The Competitive Enterprise Institute (CEI) opposes a bill authored by Rep. Maxine Waters (D-CA) that would reauthorize Export-Import Bank (Ex-Im Bank) operations. The bill is different from a Senate bill introduced by Sens. Kevin Cramer (R-ND) and Kyrsten Sinema (D-AZ) that was the subject of a CEI study, entitled “How the Ex-Im Bank Enables Cronyism and Wastes Taxpayer Money.” That study stated CEI’s opposition to Ex-Im Bank reauthorization, but also proposed several key reforms to the Cramer-Sinema bill.

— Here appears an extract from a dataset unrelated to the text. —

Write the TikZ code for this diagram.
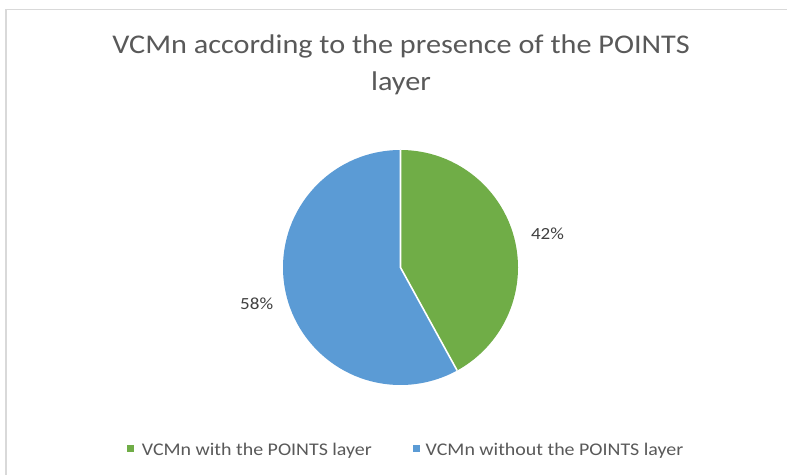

CEI senior fellow and study author Ryan Young said:
“The House should decline to reauthorize the Export-Import Bank, for several bipartisan reasons. Republicans oppose the Bank’s support of state-owned businesses in China and other illiberal countries. Air China is Ex-Im’s single largest state-owned beneficiary. Ex-Im cuts against other administration priorities in trade and foreign policy. Democrats oppose Ex-Im’s support of fossil fuel programs. America’s emergence as a net energy exporter also means that energy businesses do not need Ex-Im’s corporate welfare. More than 99.8 percent of American exports happen without Ex-Im involvement, and total exports hit record highs throughout Ex-Im’s 2014-2019 period of reduced activity. Even Ex-Im’s largest individual beneficiaries, such as Boeing, reported no trouble finding private financing and posted record profits during this period. Add in dozens of Ex-Im-related corruption allegations and millions of dollars of resources wasted on lobbying instead of becoming more competitive, and Congress should close the Export-Import Bank, not renew it. Failing that, any legislation should have a short authorization period of two or three years, not 10 years. Any reauthorization should also preserve Ex-Im’s board quorum requirement that gives the agency at least a modicum of accountability to Congress.”